O risco de inflação zero

O Relatório anual da Comissão Europeia sobre as Finanças Públicas na União Económico-Monetária foi publicado esta semana e fornece uma visão geral dos desenvolvimentos políticos-chave e resultados analíticos nesta área. O relatório descreve o desenvolvimento recente com défices e dívida, sublinhando a necessidade de alcançar um equilíbrio entre a estabilidade a curto prazo e a sustentabilidade a longo prazo das Finanças Públicas. O foco deste ano é o desafio que a baixa inflação representa para a política fiscal.

Depois de um certo número de anos difíceis, onde os decisores políticos foram, por vezes, confrontados com a alternativa entre a consolidação austeritária e o risco de perder o acesso aos mercados, estamos agora a começar a ver os frutos de anos de grandes esforços fiscais, com uma recuperação moderada mas segura na área do euro. O défice orçamental deverá continuar a diminuir até 2016 na área do euro e a dívida pública, após um pico em 2014, de quase 95% do PIB, continuará a cair, num ritmo lento, apesar da orientação orçamental se manter globalmente neutra.

Uma abordagem economicamente sólida para a política orçamental exige-se, tendo em conta a estabilização de curto prazo da economia e a sustentabilidade a longo prazo das finanças públicas.

A mudança para uma orientação orçamental globalmente neutra para a área do euro, como um todo, para o período 2015-2016, é necessária, no contexto de taxas de juro historicamente baixas e de um grande superavit externo, apontando para a necessidade de algum apoio da procura, diz a CE. No entanto, a sustentabilidade é essencial e as regras da UEM são projectadas para melhorá-la através da redução da dívida pública, em particular, quando a economia está a melhorar. Na verdade, a literatura económica e a experiência política indicam que esta é a melhor estratégia para reconstruir os buffers fiscais necessários e, assim, permitir uma política anticíclica eficaz em futuras crises. De uma forma sucinta, a CE só dá espaço para a política contracíclica nos maus momentos, se também for aplicada de forma consistente nos bons tempos. Esta é uma das principais lições da crise financeira: enquanto a crise não era, no início, orçamental, a falta de tampão orçamental, em muitos países, impediu o uso activo do instrumento fiscal quando e onde era mais necessário.
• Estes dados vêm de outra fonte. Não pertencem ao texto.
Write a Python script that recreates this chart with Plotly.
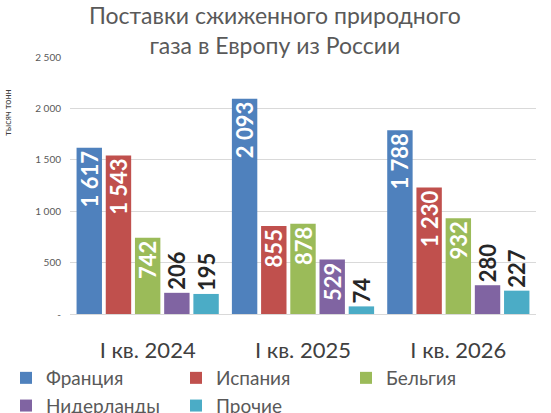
import plotly.graph_objects as go

categories = ["I кв. 2024", "I кв. 2025", "I кв. 2026"]
series_names = ["Франция", "Испания", "Бельгия", "Нидерланды", "Прочие"]
france = [1617, 2093, 1788]
spain = [1543, 855, 1230]
belgium = [742, 878, 932]
netherlands = [206, 529, 280]
others = [195, 74, 227]
y_ticks = [0, 500, 1000, 1500, 2000, 2500]
y_tick_labels = ["-", "500", "1 000", "1 500", "2 000", "2 500"]

colors = ["#4F81BD", "#C0504D", "#9BBB59", "#8064A2", "#4BACC6"]
series = [france, spain, belgium, netherlands, others]

FONT = "Lato"

def fmt(v):
    return f"{v:,}".replace(",", " ")

fig = go.Figure()
for name, vals, col in zip(series_names, series, colors):
    inside = [v >= 450 for v in vals]
    fig.add_trace(go.Bar(
        name=name, x=categories, y=vals,
        marker=dict(color=col, line=dict(width=0)),
        text=[f"<b>{fmt(v)}</b>" for v in vals],
        textposition=["inside" if i else "outside" for i in inside],
        insidetextanchor="end",
        textangle=-90,
        constraintext="none",
        textfont=dict(family=FONT, size=22,
                      color=["white" if i else "#262626" for i in inside]),
        cliponaxis=False,
    ))

fig.update_layout(
    width=551, height=413,
    margin=dict(l=70, r=15, t=57, b=99, autoexpand=False),
    paper_bgcolor="white", plot_bgcolor="white",
    barmode="group", bargap=0.06, bargroupgap=0.13,
    font=dict(family=FONT, color="#595959"),
    legend=dict(orientation="h", xref="paper", yref="paper",
                x=(6 - 70) / 466, y=(314 - 359) / 257, xanchor="left", yanchor="top",
                entrywidth=125, entrywidthmode="pixels",
                bgcolor="rgba(0,0,0,0)",
                font=dict(family=FONT, size=19, color="#595959"),
                itemwidth=30, tracegroupgap=0, traceorder="normal"),
    showlegend=True,
)
fig.update_xaxes(showgrid=False, showline=False, ticks="outside", ticklen=17,
                 tickcolor="rgba(0,0,0,0)",
                 tickfont=dict(family=FONT, size=22, color="#404040"))
fig.update_yaxes(range=[0, 2500], tickvals=y_ticks, ticktext=y_tick_labels,
                 showgrid=True, gridcolor="#D9D9D9", gridwidth=1,
                 zeroline=True, zerolinecolor="#D9D9D9", zerolinewidth=1,
                 tickfont=dict(family=FONT, size=10, color="#595959"),
                 ticks="outside", ticklen=6, tickcolor="rgba(0,0,0,0)")
fig.add_annotation(text="Поставки сжиженного природного<br>газа в Европу из России",
                   xref="paper", yref="paper", x=(275 - 70) / 466, y=(314 - 30) / 257,
                   xanchor="center", yanchor="middle", showarrow=False,
                   font=dict(family=FONT, size=23, color="#595959"))
fig.add_annotation(text="тысяч тонн", xref="paper", yref="paper",
                   x=-0.152, y=0.879, textangle=-90, showarrow=False,
                   font=dict(family=FONT, size=9, color="#404040"))

fig.write_html("out.html")
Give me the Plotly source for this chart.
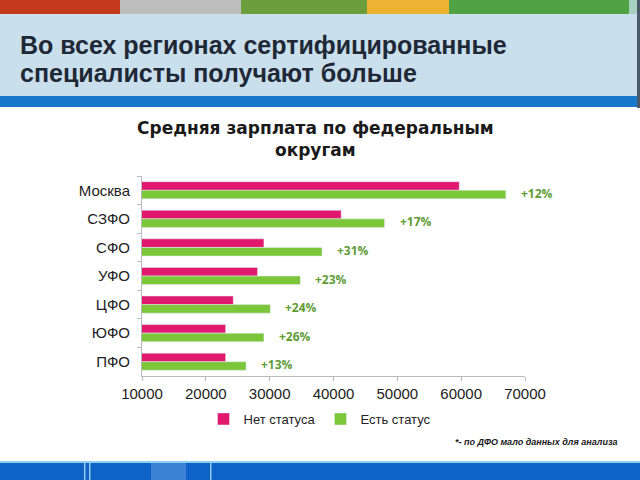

“Reconhecemos”, escreve Marco Buti, director-geral dos Assuntos Económicos e Financeiros, “que as regras fiscais se tornaram muito complexas. Ao mesmo tempo, a Comissão está empenhada em esclarecer o funcionamento das regras e aumentar a transparência na sua aplicação. A este respeito, a Parte II do relatório fornece um resumo abrangente de como o Pacto de Estabilidade e Crescimento acomoda flutuações cíclicas e as reformas estruturais seguintes, que fazem parte da recente comunicação da Comissão sobre a flexibilidade no PEC. Também é justo dizer que a visão mais profunda e inteligente do quadro de supervisão teria permitido ter em conta o choque inesperado da inflação negativa dos últimos anos de uma forma razoável”.

Sabemos que quando a inflação acaba por ser menor do que o esperado, a realização dos objectivos orçamentais é afectada no curto prazo, já que, ao contrário de receitas, as despesas primárias ajustam-se apenas parcialmente e com algum atraso face à surpresa da inflação. A Parte III do relatório mostra que o impacto orçamental do choque da inflação negativa de 2014 foi relativamente considerável e que o esforço orçamental medido pelos indicadores utilizados na vigilância foi distorcido em diferentes direcções, como resultado desse choque. A este respeito, a análise cuidada de todos os indicadores e factores relevantes levou a decisões de fiscalização pertinentes. Isto ilustra a importância de não amarrar totalmente as nossas mãos na implementação da vigilância, porque a complexidade da evolução económica exige uma utilização inteligente dos indicadores de vigilância existentes, para se adaptar a uma realidade em constante mudança.

Isto também se aplica às recomendações dadas aos Estados-membros no âmbito do Procedimento dos Défices Excessivos. A Parte IV do relatório mostra que o esforço orçamental exigido pelo Conselho da UE, nas suas recomendações, é determinado principalmente em função do défice global, de acordo com a legislação do Pacto Orçamental, com alguma consideração também dada ao impacto orçamental específico da situação económica. A reforma do PEC de 2011 foi nessa direcção, o que prevê uma melhor aplicação do quadro de supervisão, segundo o director-geral dos Assuntos Económicos e Financeiros.